A teoria por trás do atalho foi que, como as principais doenças são comuns, também o seriam as variantes genéticas que as causam. A seleção natural mantém o genoma humano livre de variantes que prejudicam a saúde antes que as crianças se tornem adultas, dizia a teoria, mas falha contra variantes que ocorrem mais tarde na vida, permitindo que elas se tornem muito comuns. Em 2002, os Institutos de Saúde iniciaram um projeto de US$ 138 milhões chamado HapMap, para catalogar as variantes comuns dos genomas europeu, asiático do leste e africano.
Com o catálogo na mão, a segunda etapa seria ver se alguma das variantes era mais comum nos pacientes com determinada doença do que em pessoas saudáveis. Esses estudos exigiram grandes números de pacientes e custaram vários milhões de dólares cada um. Quase 400 deles tinham sido concluídos em 2009. O resultado é que centenas de variantes genéticas comuns hoje foram estatisticamente ligadas a diversas doenças.

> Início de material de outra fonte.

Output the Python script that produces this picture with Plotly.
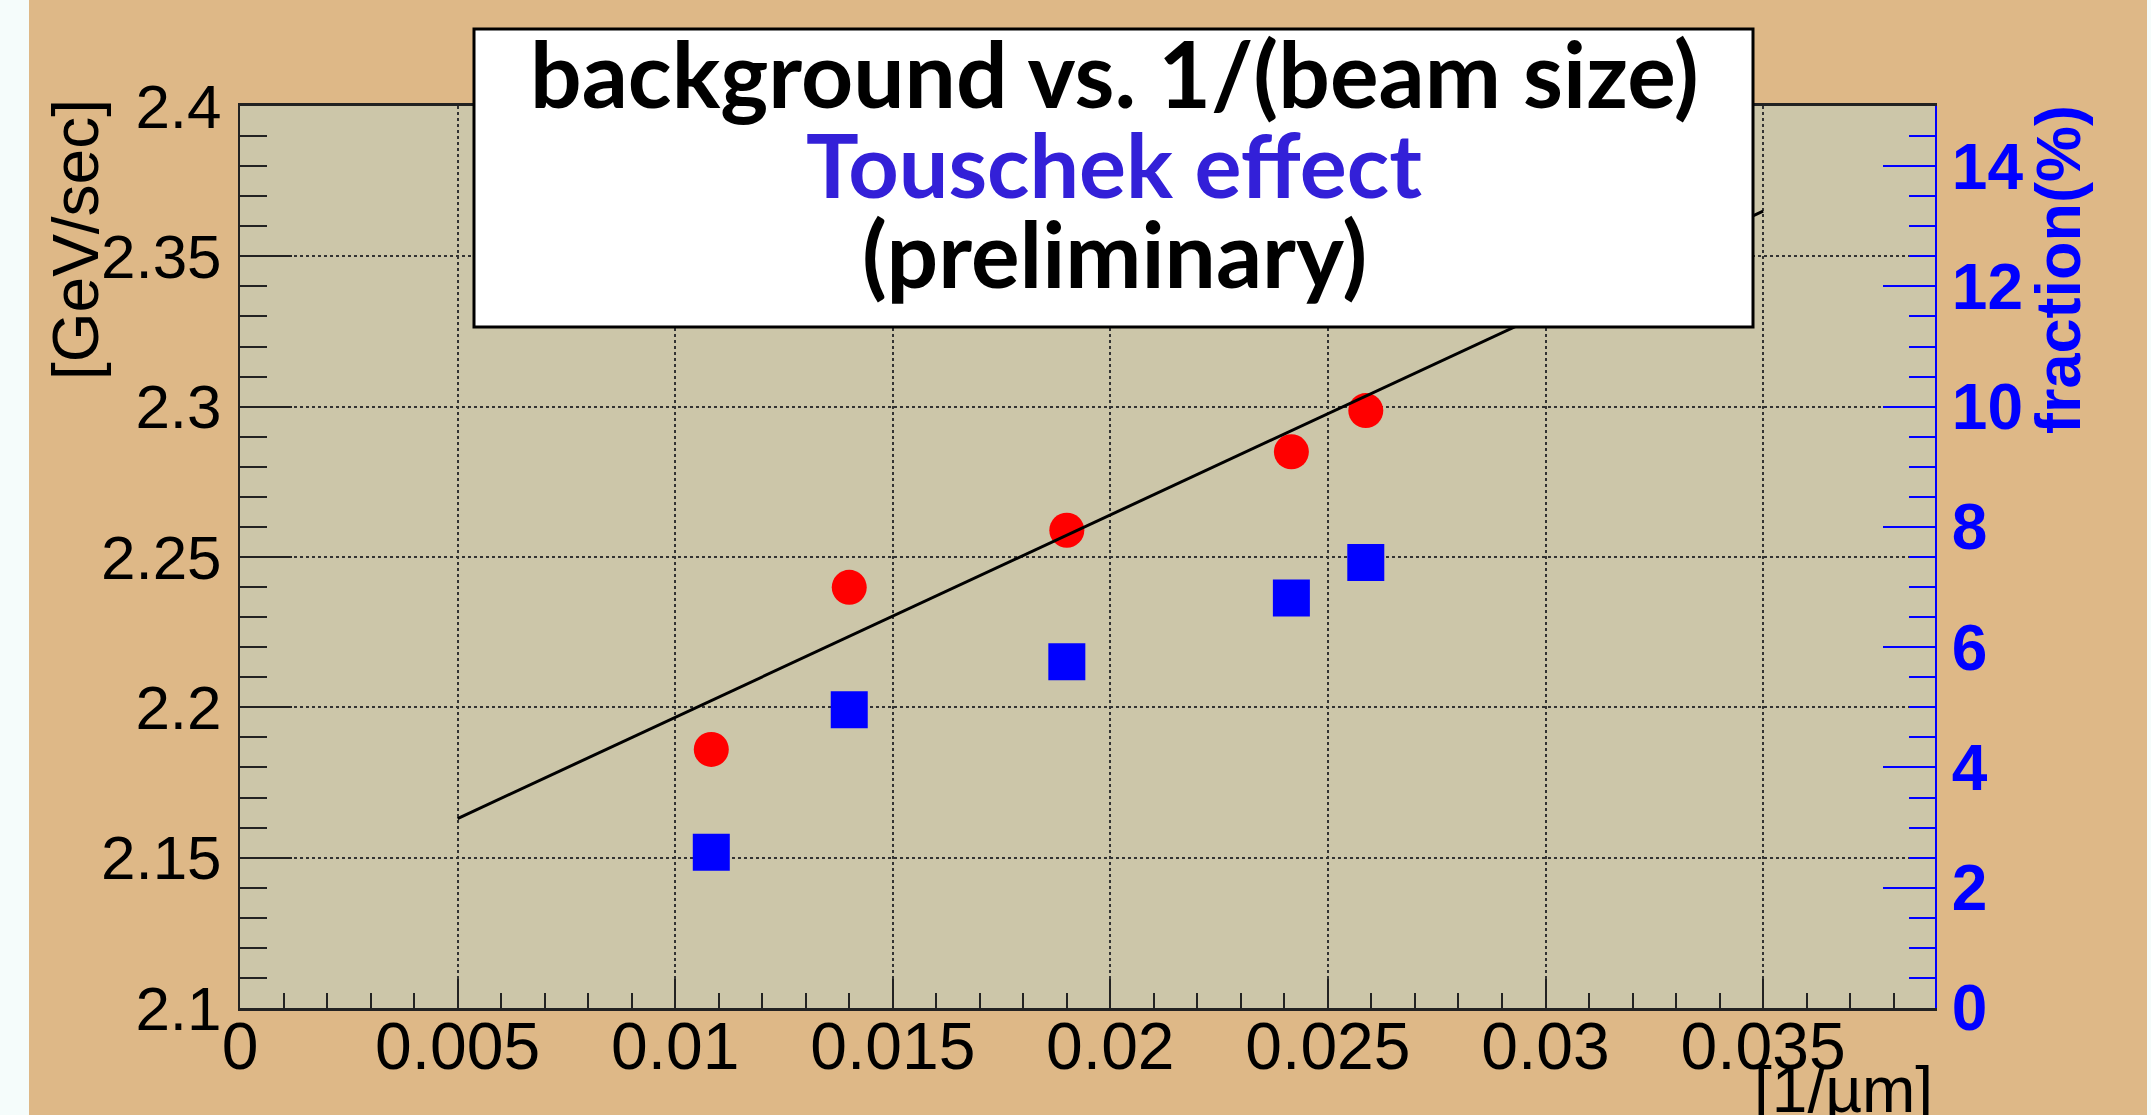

Mas, para a maioria delas, as variantes comuns explicaram apenas uma fração do risco genético. Hoje parece mais provável que cada doença comum seja causada principalmente por grandes números de variantes raras -raras demais para terem sido catalogadas pelo HapMap.
Os defensores do HapMap e dos estudos de associação com o genoma dizem que a abordagem fazia sentido porque somente hoje está se tornando suficientemente barato procurar variantes raras, e que muitas variantes comuns têm interferência nas doenças.
Nesta altura, cerca de 850 locais do genoma, a maioria deles perto de genes, foram relacionados a doenças comuns, disse Eric Lander, diretor do Instituto Broad em Cambridge, Massachusetts, e um líder do projeto HapMap. "Por isso, opino que a hipótese se confirmou", ele disse.